人間の目は見たところにピントを合わせるので、その部分の解像度が上がって、逆に周囲はぼやけて見えるじゃないですか。それを技術的に再現したのがフォビエートレンダリングです。目の瞳孔間の距離とかに応じても調整できるので、そのあたりもかなり行き届いてるなって思います。
──よりいっそう、現実で“見る”感覚に近いものに仕上がっているということですね。
ではここまでは「目」のお話でしたが、次は少し「耳」のお話をうかがいたいです。ミスターVRさん、PS VR2のサウンドはいかがでしたか?
ミスターVR氏:
サウンドは今までの機種よりも飛び抜けているような感じでしたね。サウンド用にヘッドフォンも付属していますし、恐らく音の面でもかなりこだわって作られているんだろうなと。そしてやはり高品質な視覚と聴覚の情報があわさると、ものすごく臨場感が高まることをあらためて感じさせられました。
岸上氏:
そうですね。僕も実際に遊んだんですが、サウンド面はちょっと別次元ですよね。グラフィックはこれまでにもすごく良いハードが出ていましたが、音にここまでこだわった機種はあんまり無いんじゃないかな? と思うくらい違いました。なので、絶対にヘッドフォンをつけてプレイして欲しいと思います。密閉度がぜんぜん違うんですよ。耳も着けると本当にVRゲームの世界の中にいる感覚を味わえるというか。

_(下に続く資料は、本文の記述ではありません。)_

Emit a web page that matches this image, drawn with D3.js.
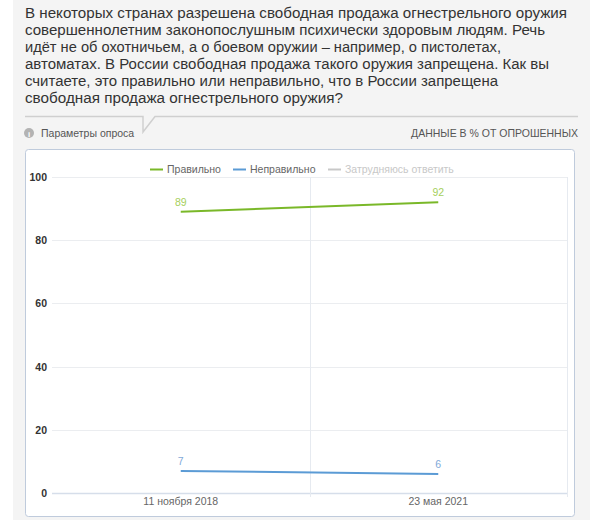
<!DOCTYPE html>
<html>
<meta charset="utf-8">
<style>
  body {
    margin: 0;
    background: #fff;
  }
  text {
    font-family: 'Liberation Sans', Arial, sans-serif;
  }
  .title {
    font-size: 14.7px;
    fill: #333;
  }
</style>
<body>
<script src="https://cdnjs.cloudflare.com/ajax/libs/d3/7.8.5/d3.min.js"></script>
<script>

// question text, one entry per rendered line
var titleLines = [
  'В некоторых странах разрешена свободная продажа огнестрельного оружия',
  'совершеннолетним законопослушным психически здоровым людям. Речь',
  'идёт не об охотничьем, а о боевом оружии – например, о пистолетах,',
  'автоматах. В России свободная продажа такого оружия запрещена. Как вы',
  'считаете, это правильно или неправильно, что в России запрещена',
  'свободная продажа огнестрельного оружия?'
];
// right end of each title line in the reference
var titleEnds = [567, 545, 501, 549, 498, 343];

var dates = ['11 ноября 2018', '23 мая 2021'];
var seriesNames = ['Правильно', 'Неправильно', 'Затрудняюсь ответить'];
var correctValues = [89, 92];
var wrongValues = [7, 6];
var unsureValues = [4, 2];
var seriesVisible = [true, true, false];
var seriesColors = ['#7ab829', '#5b9bd5', '#c8c8c8'];
var labelColors = ['#a6cf5c', '#7fa9d8', '#c8c8c8'];
var yTicks = [0, 20, 40, 60, 80, 100];

var W = 598, H = 520;

var svg = d3.select('body').append('svg')
  .attr('width', W)
  .attr('height', H);

// grey page panel
svg.append('rect')
  .attr('x', 13).attr('y', 0)
  .attr('width', 577).attr('height', H)
  .attr('fill', '#f4f4f4');

// title
svg.append('g').selectAll('text')
  .data(titleLines)
  .enter()
  .append('text')
  .attr('class', 'title')
  .attr('x', 25)
  .attr('y', function(d, i) { return 18 + i * 17; })
  .attr('textLength', function(d, i) { return titleEnds[i] - 25; })
  .attr('lengthAdjust', 'spacingAndGlyphs')
  .text(function(d) { return d; });

// separator with notch
svg.append('path')
  .attr('d', 'M25,116.5 H143 V132 L155,116.5 H578')
  .attr('fill', 'none')
  .attr('stroke', '#cfcfcf')
  .attr('stroke-width', 1.5);

// info icon + survey params
svg.append('circle')
  .attr('cx', 29).attr('cy', 133).attr('r', 5)
  .attr('fill', '#b3b3b3');
svg.append('text')
  .attr('x', 29).attr('y', 136.5)
  .attr('text-anchor', 'middle')
  .style('font-size', '8px')
  .style('font-weight', 'bold')
  .attr('fill', '#fff')
  .text('i');
svg.append('text')
  .attr('x', 41).attr('y', 137)
  .style('font-size', '10.5px')
  .attr('fill', '#555')
  .text('Параметры опроса');
svg.append('text')
  .attr('x', 578).attr('y', 137)
  .attr('text-anchor', 'end')
  .style('font-size', '10.5px')
  .attr('fill', '#555')
  .text('ДАННЫЕ В % ОТ ОПРОШЕННЫХ');

// chart box
svg.append('rect')
  .attr('x', 25.5).attr('y', 149.5)
  .attr('width', 549).attr('height', 367)
  .attr('rx', 3)
  .attr('fill', '#fff')
  .attr('stroke', '#bfcbdc')
  .attr('stroke-width', 1);

var plot = { left: 52, right: 567, top: 177, bottom: 493 };

var x = d3.scaleBand()
  .domain(dates)
  .range([plot.left, plot.right]);

var y = d3.scaleLinear()
  .domain([0, 100])
  .range([plot.bottom, plot.top]);

// horizontal grid
svg.append('g').selectAll('line')
  .data(yTicks)
  .enter()
  .append('line')
  .attr('x1', plot.left).attr('x2', plot.right)
  .attr('y1', function(d) { return Math.round(y(d)) + 0.5; })
  .attr('y2', function(d) { return Math.round(y(d)) + 0.5; })
  .attr('stroke', function(d) { return d === 0 ? '#d6deea' : '#ebedf0'; })
  .attr('stroke-width', function(d) { return d === 0 ? 1.5 : 1; });

// vertical grid at category boundaries
var bounds = dates.slice(1).map(function(d) { return x(d); }).concat([plot.right]);
svg.append('g').selectAll('line')
  .data(bounds)
  .enter()
  .append('line')
  .attr('x1', function(d) { return Math.round(d) + 0.5; })
  .attr('x2', function(d) { return Math.round(d) + 0.5; })
  .attr('y1', plot.top)
  .attr('y2', plot.bottom + 4)
  .attr('stroke', '#e6eaf0');

// y labels
svg.append('g').selectAll('text')
  .data(yTicks)
  .enter()
  .append('text')
  .attr('x', 47)
  .attr('y', function(d) { return y(d) + 4; })
  .attr('text-anchor', 'end')
  .style('font-size', '10.5px')
  .style('font-weight', 'bold')
  .attr('fill', '#333')
  .text(function(d) { return d; });

// x labels
svg.append('g').selectAll('text')
  .data(dates)
  .enter()
  .append('text')
  .attr('x', function(d) { return x(d) + x.bandwidth() / 2; })
  .attr('y', 505)
  .attr('text-anchor', 'middle')
  .style('font-size', '10.5px')
  .attr('fill', '#666')
  .text(function(d) { return d; });

// series
var series = [correctValues, wrongValues, unsureValues];
var line = d3.line()
  .x(function(d, i) { return x(dates[i]) + x.bandwidth() / 2; })
  .y(function(d) { return y(d); });

series.forEach(function(vals, s) {
  if (!seriesVisible[s]) return;
  svg.append('path')
    .datum(vals)
    .attr('d', line)
    .attr('fill', 'none')
    .attr('stroke', seriesColors[s])
    .attr('stroke-width', 2);
  svg.append('g').selectAll('text')
    .data(vals)
    .enter()
    .append('text')
    .attr('x', function(d, i) { return x(dates[i]) + x.bandwidth() / 2; })
    .attr('y', function(d) { return y(d) - 6; })
    .attr('text-anchor', 'middle')
    .style('font-size', '10.5px')
    .attr('fill', labelColors[s])
    .text(function(d) { return d; });
});

// legend
var legendX = [150, 233, 328];
var legend = svg.append('g').selectAll('g')
  .data(seriesNames)
  .enter()
  .append('g')
  .attr('transform', function(d, i) { return 'translate(' + legendX[i] + ',169)'; });

legend.append('line')
  .attr('x1', 0).attr('x2', 13)
  .attr('y1', 0.5).attr('y2', 0.5)
  .attr('stroke', function(d, i) { return seriesColors[i]; })
  .attr('stroke-width', 2);

legend.append('text')
  .attr('x', 17)
  .attr('y', 4)
  .style('font-size', '10.5px')
  .attr('fill', function(d, i) { return seriesVisible[i] ? '#666' : '#c8c8c8'; })
  .text(function(d) { return d; });

</script>
</body>
</html>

例えばMeta Quest 2はすごくコスパが良いハードなんですが、総合力も値段から考えると全体的に良いのは間違いないです。それがPS VR2だとやっぱりPS5本体も必要だから、値段の面ではどうしても高い。ただその分、現実が入ってこないんですよね。目と耳を密閉されると、もう外部から攻撃されても気づけないみたいな(笑)。
──(笑)。というわけなので、皆さんは必ず安全な場所でプレイしてください。